EXERCISE OBJECTIVE: Only the lines from the one containing "Output the Python" through the one containing "fig.patch.set_facecolor('#0b1f5a')" belong in the answer; copy them exactly and leave out pictures.

— Start of PROVIDED DATA —

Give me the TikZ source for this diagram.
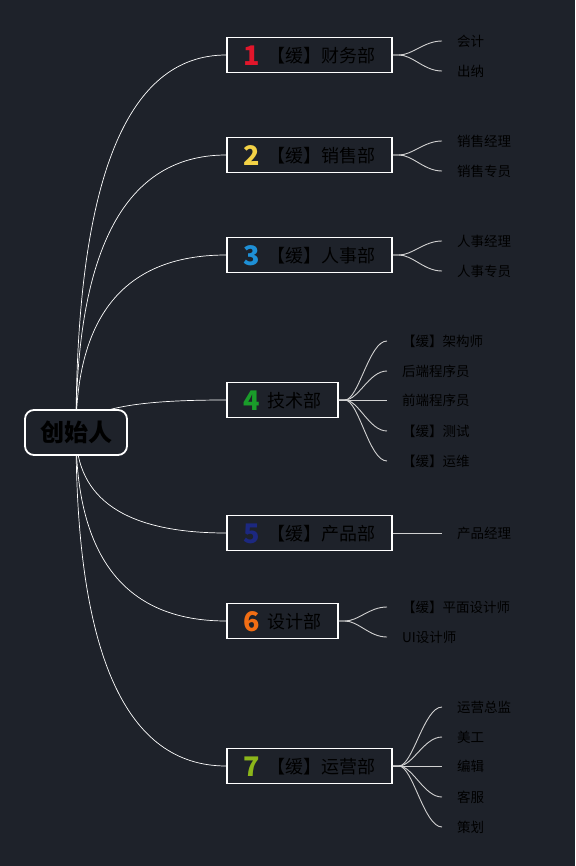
\documentclass[tikz,border=0pt]{standalone}
\usepackage{fontspec}
\setmainfont{Noto Sans CJK SC}
\usetikzlibrary{calc,backgrounds}
\definecolor{bg}{RGB}{30,34,42}
\definecolor{n1}{RGB}{226,22,43}
\definecolor{n2}{RGB}{243,210,70}
\definecolor{n3}{RGB}{30,144,214}
\definecolor{n4}{RGB}{26,156,42}
\definecolor{n5}{RGB}{28,40,128}
\definecolor{n6}{RGB}{242,110,20}
\definecolor{n7}{RGB}{140,182,26}
\newcommand\dnum[2]{\raisebox{-3pt}{\fontsize{27}{27}\selectfont\bfseries\color{#1}#2}\hspace{8pt}}
\tikzset{
  rootbox/.style={draw=white, line width=1.8pt, fill=bg, rounded corners=9pt,
    minimum width=102pt, minimum height=45pt, text=black,
    font=\fontsize{24}{26}\selectfont\bfseries},
  deptbox/.style={draw=white, line width=1.6pt, fill=bg, minimum height=35pt,
    inner xsep=0pt, text height=17pt, text depth=1.5pt, text=black,
    font=\fontsize{18}{20}\selectfont},
  wide/.style={minimum width=165pt},
  narrow/.style={minimum width=111pt},
  leaf/.style={anchor=west, inner xsep=15pt, inner ysep=1pt, text=black,
    font=\fontsize{13.5}{15}\selectfont},
  trunk/.style={draw=white, line width=0.7pt},
  twig/.style={draw=white!82!black, line width=0.9pt},
}
\newcommand\trunkto[1]{\draw[trunk] (root.center) .. controls ($(root.center)!.667!(root.center |- #1.west)$) and ($(#1.west)!.667!(root.center |- #1.west)$) .. (#1.west);}
\newcommand\twigto[2]{\draw[twig] (#1.east) -- ++(6,0) .. controls +(14,0) and +(-18,0) .. (#2.west);}
\begin{document}
\begin{tikzpicture}[x=1pt,y=-1pt]
\useasboundingbox (0,0) rectangle (575,866);
% nodes
\node[rootbox] (root) at (76,432.5) {创始人};
\node[deptbox,wide]   (d1) at (309.5,55)  {\dnum{n1}{1}【缓】财务部};
\node[deptbox,wide]   (d2) at (309.5,155) {\dnum{n2}{2}【缓】销售部};
\node[deptbox,wide]   (d3) at (309.5,255) {\dnum{n3}{3}【缓】人事部};
\node[deptbox,narrow] (d4) at (282.5,400) {\dnum{n4}{4}技术部};
\node[deptbox,wide]   (d5) at (309.5,533) {\dnum{n5}{5}【缓】产品部};
\node[deptbox,narrow] (d6) at (282.5,621) {\dnum{n6}{6}设计部};
\node[deptbox,wide]   (d7) at (309.5,766) {\dnum{n7}{7}【缓】运营部};
% leaves
\node[leaf] (l11) at (442,41) {会计};
\node[leaf] (l12) at (442,71) {出纳};
\node[leaf] (l21) at (442,141) {销售经理};
\node[leaf] (l22) at (442,171) {销售专员};
\node[leaf] (l31) at (442,241) {人事经理};
\node[leaf] (l32) at (442,271) {人事专员};
\node[leaf] (l41) at (387,341) {【缓】架构师};
\node[leaf] (l42) at (387,371) {后端程序员};
\node[leaf] (l43) at (387,400) {前端程序员};
\node[leaf] (l44) at (387,431) {【缓】测试};
\node[leaf] (l45) at (387,461) {【缓】运维};
\node[leaf] (l51) at (442,533) {产品经理};
\node[leaf] (l61) at (387,607) {【缓】平面设计师};
\node[leaf] (l62) at (387,637) {UI设计师};
\node[leaf] (l71) at (442,707) {运营总监};
\node[leaf] (l72) at (442,737) {美工};
\node[leaf] (l73) at (442,766) {编辑};
\node[leaf] (l74) at (442,797) {客服};
\node[leaf] (l75) at (442,827) {策划};
\begin{scope}[on background layer]
\fill[bg] (0,0) rectangle (575,866);
\trunkto{d1}\trunkto{d2}\trunkto{d3}
\draw[trunk] (root.center) .. controls ($(root.center)+(8,-28)$) and ($(d4.west)+(-70,0)$) .. (d4.west);
\trunkto{d5}\trunkto{d6}\trunkto{d7}
\end{scope}
\twigto{d1}{l11}\twigto{d1}{l12}
\twigto{d2}{l21}\twigto{d2}{l22}
\twigto{d3}{l31}\twigto{d3}{l32}
\twigto{d4}{l41}\twigto{d4}{l42}\draw[twig] (d4.east) -- (l43.west);\twigto{d4}{l44}\twigto{d4}{l45}
\draw[twig] (d5.east) -- (l51.west);
\twigto{d6}{l61}\twigto{d6}{l62}
\twigto{d7}{l71}\twigto{d7}{l72}\draw[twig] (d7.east) -- (l73.west);\twigto{d7}{l74}\twigto{d7}{l75}
\end{tikzpicture}
\end{document}
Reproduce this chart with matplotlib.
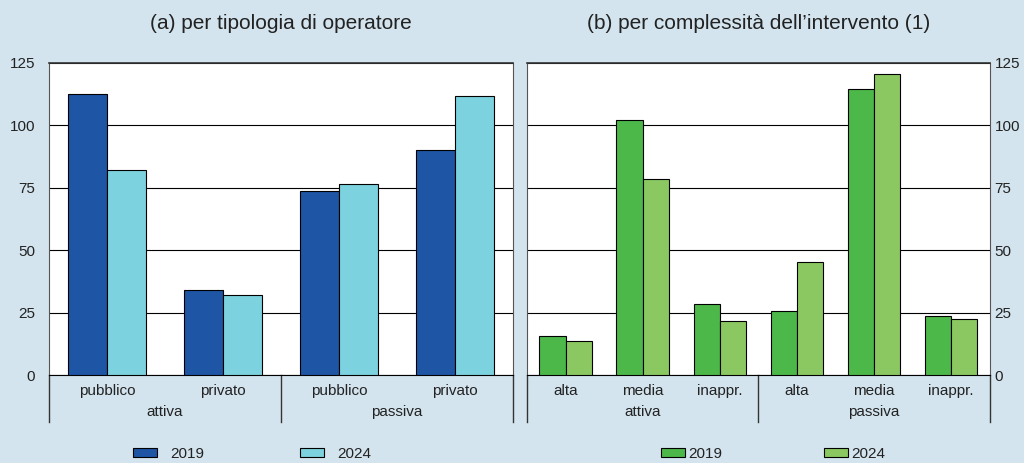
import matplotlib.pyplot as plt
import numpy as np

plt.rcParams['font.family'] = ['Liberation Sans', 'DejaVu Sans']
plt.rcParams['text.color'] = '#222222'
plt.rcParams['ytick.color'] = '#222222'

bg = "#d3e4ee"

# panel (a)
a_sub = ["pubblico", "privato", "pubblico", "privato"]
a_groups = ["attiva", "passiva"]
a_2019 = [112.6, 34.1, 73.8, 90.1]
a_2024 = [82.1, 32.1, 76.5, 111.8]

# panel (b)
b_sub = ["alta", "media", "inappr.", "alta", "media", "inappr."]
b_groups = ["attiva", "passiva"]
b_2019 = [15.8, 102.0, 28.5, 25.6, 114.4, 23.8]
b_2024 = [13.7, 78.6, 21.6, 45.3, 120.4, 22.4]

years = ["2019", "2024"]
yticks = [0, 25, 50, 75, 100, 125]

fig = plt.figure(figsize=(10.24, 4.63), dpi=100, facecolor=bg)
ax1 = fig.add_axes([0.0479, 0.190, 0.453, 0.674])
ax2 = fig.add_axes([0.5146, 0.190, 0.452, 0.674])


def panel(ax, sub, groups, v1, v2, c1, c2, title, right=False):
    x = np.arange(len(sub))
    w = 0.34
    b1 = ax.bar(x - w / 2, v1, w, color=c1, edgecolor="black", linewidth=0.8, zorder=3)
    b2 = ax.bar(x + w / 2, v2, w, color=c2, edgecolor="black", linewidth=0.8, zorder=3)
    ax.set_xlim(-0.5, len(sub) - 0.5)
    ax.set_ylim(0, 125)
    ax.set_yticks(yticks)
    ax.set_xticks([])
    ax.yaxis.grid(True, color="black", linewidth=0.8, zorder=1)
    if right:
        ax.yaxis.tick_right()
        ax.tick_params(axis="y", length=0, labelsize=11, pad=3.5)
    else:
        ax.tick_params(axis="y", length=0, labelsize=11, pad=10)
    for s in ["left", "right"]:
        ax.spines[s].set_color("#555555")
    ax.spines["top"].set_color("#333333")
    ax.spines["top"].set_linewidth(1.2)
    ax.set_title(title, fontsize=15, pad=24.5)

    trans = ax.get_xaxis_transform()
    for i, s in enumerate(sub):
        ax.text(i, -0.05, s, transform=trans, ha="center", va="center", fontsize=11)
    n = len(sub) // 2
    for g, name in enumerate(groups):
        ax.text(g * n + (n - 1) / 2, -0.118, name, transform=trans,
                ha="center", va="center", fontsize=11)
    for xv in [-0.5, n - 0.5, 2 * n - 0.5]:
        ax.plot([xv, xv], [0, -0.15], transform=trans, color="#333333",
                linewidth=1, clip_on=False)
    return b1, b2


h1 = panel(ax1, a_sub, a_groups, a_2019, a_2024, "#1f55a5", "#7dd2df",
           "(a) per tipologia di operatore")
h2 = panel(ax2, b_sub, b_groups, b_2019, b_2024, "#4db84a", "#8cc862",
           "(b) per complessità dell’intervento (1)", right=True)

fig.legend(h1, years, loc="center", bbox_to_anchor=(0.2461, 0.019), ncol=2,
           frameon=False, fontsize=11, handlelength=1.57, handleheight=0.5,
           handletextpad=0.85, columnspacing=6.28)
fig.legend(h2, years, loc="center", bbox_to_anchor=(0.7549, 0.019), ncol=2,
           frameon=False, fontsize=11, handlelength=1.57, handleheight=0.5,
           handletextpad=0.2, columnspacing=6.68)

fig.savefig("out.png", dpi=100, facecolor=bg)
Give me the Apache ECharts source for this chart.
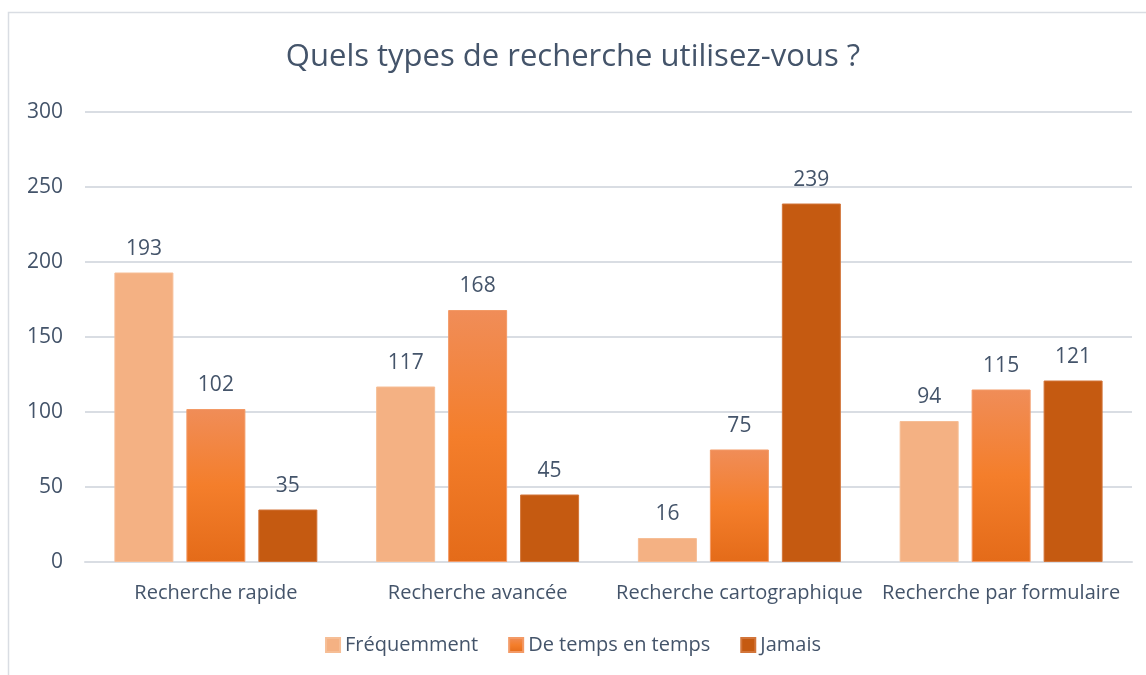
<!DOCTYPE html>
<html>
<head>
<meta charset="utf-8">
<title>Quels types de recherche utilisez-vous ?</title>
<script src="https://cdn.jsdelivr.net/npm/echarts@6/dist/echarts.min.js"></script>
<style>
	html, body { margin: 0; padding: 0; background: #fff; }
	#chart { width: 1146px; height: 675px; }
</style>
</head>
<body>
<div id="chart"></div>
<script>
// donnees
var categories = ['Recherche rapide', 'Recherche avancée', 'Recherche cartographique', 'Recherche par formulaire'];
var seriesNames = ['Fréquemment', 'De temps en temps', 'Jamais'];
var frequemment = [193, 117, 16, 94];
var deTempsEnTemps = [102, 168, 75, 115];
var jamais = [35, 45, 239, 121];
var yTicks = [0, 50, 100, 150, 200, 250, 300];

(function(){
	var myChart = echarts.init(document.getElementById('chart'));
	var textColor = '#44546A';
	var font = '"Open Sans", "Noto Sans", sans-serif';

	var colors = [
		'#F4B183',
		new echarts.graphic.LinearGradient(0, 0, 0, 1, [
			{offset: 0, color: '#F08D58'},
			{offset: 0.5, color: '#F47E2B'},
			{offset: 1, color: '#E46B19'}
		]),
		'#C55A11'
	];
	var borders = ['#F6BE96', '#F39A66', '#D2753A'];
	var values = [frequemment, deTempsEnTemps, jamais];

	var series = [];
	for (var i = 0; i < 3; i++) {
		series.push({
			name: seriesNames[i],
			type: 'bar',
			barWidth: 59,
			barGap: '22%',
			itemStyle: {
				color: colors[i],
				borderColor: borders[i],
				borderWidth: 1
			},
			label: {
				show: true,
				position: 'top',
				distance: 13,
				color: textColor,
				fontSize: 21,
				fontFamily: font
			},
			data: values[i]
		});
	}

	var option = {
		animation: false,
		title: {
			text: 'Quels types de recherche utilisez-vous ?',
			left: 'center',
			top: 37,
			textStyle: {
				color: textColor,
				fontSize: 31,
				fontWeight: 'normal',
				fontFamily: font
			}
		},
		graphic: [{
			type: 'rect',
			shape: {x: 8.5, y: 12.5, width: 1160, height: 700},
			style: {fill: 'none', stroke: '#D9DDE3', lineWidth: 1.5},
			silent: true
		}],
		legend: {
			data: seriesNames,
			bottom: 15,
			left: 'center',
			itemWidth: 14,
			itemHeight: 14,
			itemGap: 30,
			icon: 'rect',
			textStyle: {
				color: textColor,
				fontSize: 20,
				fontFamily: font
			}
		},
		grid: {
			left: 85,
			right: 14,
			top: 112,
			bottom: 113,
			containLabel: false
		},
		xAxis: {
			type: 'category',
			data: categories,
			axisLine: {lineStyle: {color: '#D9DDE3', width: 2}},
			axisTick: {show: false},
			axisLabel: {
				interval: 0,
				color: textColor,
				fontSize: 20,
				fontFamily: font,
				margin: 21
			}
		},
		yAxis: {
			type: 'value',
			min: yTicks[0],
			max: yTicks[yTicks.length - 1],
			interval: 50,
			axisLine: {show: false},
			axisTick: {show: false},
			splitLine: {lineStyle: {color: '#D9DDE3', width: 2}},
			axisLabel: {
				color: textColor,
				fontSize: 21,
				fontFamily: font,
				margin: 22
			}
		},
		series: series
	};

	myChart.setOption(option, true);
}());
</script>
</body>
</html>
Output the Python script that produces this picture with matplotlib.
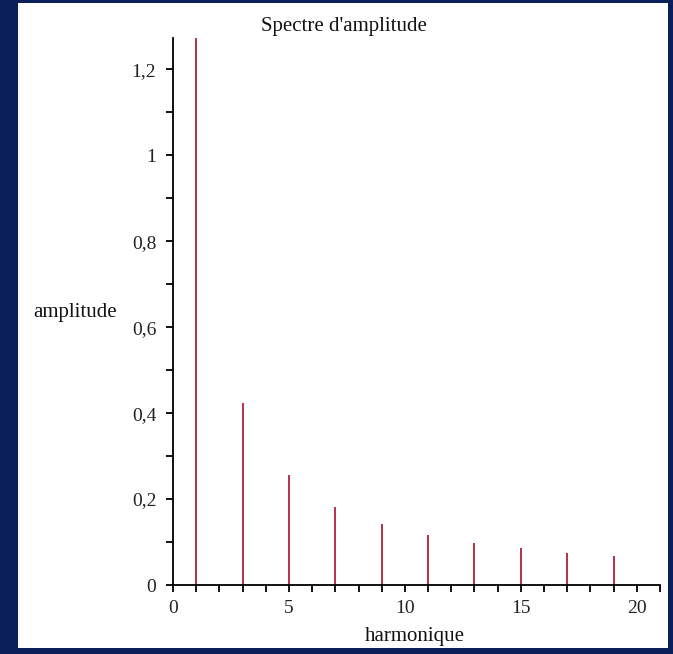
import matplotlib
matplotlib.use("Agg")
import matplotlib.pyplot as plt
from matplotlib.patches import Rectangle
from matplotlib.ticker import MultipleLocator, FuncFormatter

# Data
harmonics = [1, 3, 5, 7, 9, 11, 13, 15, 17, 19]
amplitudes = [1.273, 0.424, 0.255, 0.182, 0.141, 0.116, 0.098, 0.085, 0.075, 0.067]
x_major_ticks = [0, 5, 10, 15, 20]
y_major_ticks = [0, 0.2, 0.4, 0.6, 0.8, 1.0, 1.2]
title = "Spectre d'amplitude"
xlabel = "harmonique"
ylabel = "amplitude"

plt.rcParams['font.family'] = ['Liberation Serif', 'DejaVu Serif']

W, H = 673, 654
fig = plt.figure(figsize=(W / 100, H / 100), dpi=100)
fig.patch.set_facecolor('#0b1f5a')

bg = fig.add_axes([0, 0, 1, 1], zorder=0)
bg.set_xlim(0, W)
bg.set_ylim(H, 0)
bg.axis('off')
bg.add_patch(Rectangle((18, 3), 668 - 18, 648 - 3, facecolor='white', edgecolor='none'))

left, right = 173 / W, 660 / W
bottom, top = 1 - 585 / H, 1 - 38 / H
ax = fig.add_axes([left, bottom, right - left, top - bottom], zorder=1)
ax.set_facecolor('none')

ax.vlines(harmonics, 0, amplitudes, color='#b0203a', linewidth=1.3)

ax.set_xlim(0, 21)
ax.set_ylim(0, 1.273)
for s in ['top', 'right']:
    ax.spines[s].set_visible(False)
for s in ['left', 'bottom']:
    ax.spines[s].set_linewidth(1.3)
    ax.spines[s].set_color('black')

ax.set_xticks(x_major_ticks)
ax.xaxis.set_minor_locator(MultipleLocator(1))
ax.set_yticks(y_major_ticks)
ax.yaxis.set_minor_locator(MultipleLocator(0.1))
ax.yaxis.set_major_formatter(FuncFormatter(lambda v, p: ('%g' % round(v, 2)).replace('.', ',')))
ax.tick_params(axis='both', which='both', direction='out', width=1.3, color='black',
               length=5, labelsize=14, labelcolor='#222222')
ax.tick_params(axis='y', which='major', pad=7)
ax.tick_params(axis='x', which='major', pad=6)

fig.text(344 / W, 1 - 27 / H, title, ha='center', va='center', fontsize=15, color='#111111')
fig.text(75 / W, 1 - 313 / H, ylabel, ha='center', va='center', fontsize=15, color='#111111')
fig.text(415 / W, 1 - 636 / H, xlabel, ha='center', va='center', fontsize=15, color='#111111')

fig.savefig('out.png', dpi=100, facecolor=fig.get_facecolor())
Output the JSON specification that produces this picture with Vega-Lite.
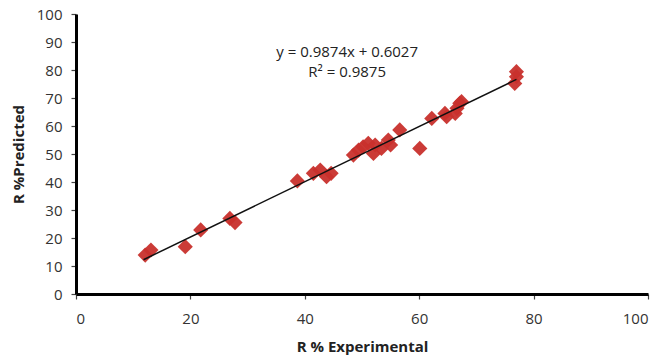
{
  "$schema": "https://vega.github.io/schema/vega-lite/v6.json",
  "width": 572,
  "height": 280,
  "autosize": {"type": "none"},
  "padding": {"left": 76, "top": 14, "right": 17, "bottom": 68},
  "background": "white",
  "config": {
    "view": {"stroke": null},
    "font": "Open Sans"
  },
  "datasets": {
    "pts": [
      {"exp": 12.1, "pred": 13.9},
      {"exp": 13.1, "pred": 15.7},
      {"exp": 19.1, "pred": 16.9},
      {"exp": 21.8, "pred": 22.9},
      {"exp": 26.9, "pred": 27.0},
      {"exp": 27.8, "pred": 25.5},
      {"exp": 38.7, "pred": 40.4},
      {"exp": 41.5, "pred": 43.1},
      {"exp": 42.7, "pred": 44.3},
      {"exp": 43.8, "pred": 41.9},
      {"exp": 44.6, "pred": 43.1},
      {"exp": 48.5, "pred": 49.6},
      {"exp": 49.4, "pred": 51.4},
      {"exp": 50.2, "pred": 52.6},
      {"exp": 51.1, "pred": 53.8},
      {"exp": 52.3, "pred": 53.2},
      {"exp": 52.0, "pred": 50.2},
      {"exp": 53.4, "pred": 52.0},
      {"exp": 54.6, "pred": 55.0},
      {"exp": 55.0, "pred": 53.2},
      {"exp": 56.6, "pred": 58.6},
      {"exp": 60.1, "pred": 52.0},
      {"exp": 62.2, "pred": 62.7},
      {"exp": 64.5, "pred": 64.5},
      {"exp": 64.8, "pred": 63.3},
      {"exp": 66.3, "pred": 64.5},
      {"exp": 66.6, "pred": 66.3},
      {"exp": 67.1, "pred": 68.1},
      {"exp": 67.4, "pred": 68.7},
      {"exp": 77.0, "pred": 79.4},
      {"exp": 77.0, "pred": 77.6},
      {"exp": 76.7, "pred": 75.2}
    ],
    "fit": [
      {"exp": 11.8, "pred": 12.25},
      {"exp": 77.0, "pred": 76.63}
    ],
    "labels": [
      {"exp": 47.4, "pred": 86.4, "text": "y = 0.9874x + 0.6027"},
      {"exp": 47.4, "pred": 79.3, "text": "R² = 0.9875"}
    ]
  },
  "encoding": {
    "x": {
      "field": "exp", "type": "quantitative",
      "scale": {"domain": [0, 100], "nice": false, "zero": true},
      "axis": {
        "title": "R % Experimental",
        "tickCount": 5,
        "labelOverlap": false,
        "grid": false,
        "domainColor": "black", "domainWidth": 3,
        "tickColor": "#444", "tickSize": 5, "tickWidth": 1.2,
        "labelFont": "Open Sans", "labelFontSize": 15, "labelColor": "#333", "labelPadding": 12,
        "titleFont": "Open Sans", "titleFontSize": 15, "titleFontWeight": "bold", "titleColor": "#222", "titlePadding": 13
      }
    },
    "y": {
      "field": "pred", "type": "quantitative",
      "scale": {"domain": [0, 100], "nice": false},
      "axis": {
        "title": "R %Predicted",
        "tickCount": 10,
        "labelOverlap": false,
        "grid": false,
        "domainColor": "black", "domainWidth": 3,
        "tickColor": "#444", "tickSize": 5, "tickWidth": 1.2,
        "labelFont": "Open Sans", "labelFontSize": 15, "labelColor": "#333", "labelPadding": 9,
        "titleFont": "Open Sans", "titleFontSize": 15, "titleFontWeight": "bold", "titleColor": "#222", "titlePadding": 10
      }
    }
  },
  "layer": [
    {
      "data": {"name": "pts"},
      "mark": {"type": "point", "shape": "diamond", "filled": true, "size": 230, "color": "#C8302C", "opacity": 0.95}
    },
    {
      "data": {"name": "fit"},
      "mark": {"type": "line", "color": "#111", "strokeWidth": 1.5}
    },
    {
      "data": {"name": "labels"},
      "mark": {"type": "text", "font": "Open Sans", "fontSize": 15, "color": "#222", "align": "center", "baseline": "middle"},
      "encoding": {
        "text": {"field": "text"}
      }
    }
  ]
}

— End of PROVIDED DATA —

RIGHT ANSWER:
Output the Python script that produces this picture with matplotlib.
import matplotlib
matplotlib.use("Agg")
import matplotlib.pyplot as plt
from matplotlib.patches import Rectangle
from matplotlib.ticker import MultipleLocator, FuncFormatter

# Data
harmonics = [1, 3, 5, 7, 9, 11, 13, 15, 17, 19]
amplitudes = [1.273, 0.424, 0.255, 0.182, 0.141, 0.116, 0.098, 0.085, 0.075, 0.067]
x_major_ticks = [0, 5, 10, 15, 20]
y_major_ticks = [0, 0.2, 0.4, 0.6, 0.8, 1.0, 1.2]
title = "Spectre d'amplitude"
xlabel = "harmonique"
ylabel = "amplitude"

plt.rcParams['font.family'] = ['Liberation Serif', 'DejaVu Serif']

W, H = 673, 654
fig = plt.figure(figsize=(W / 100, H / 100), dpi=100)
fig.patch.set_facecolor('#0b1f5a')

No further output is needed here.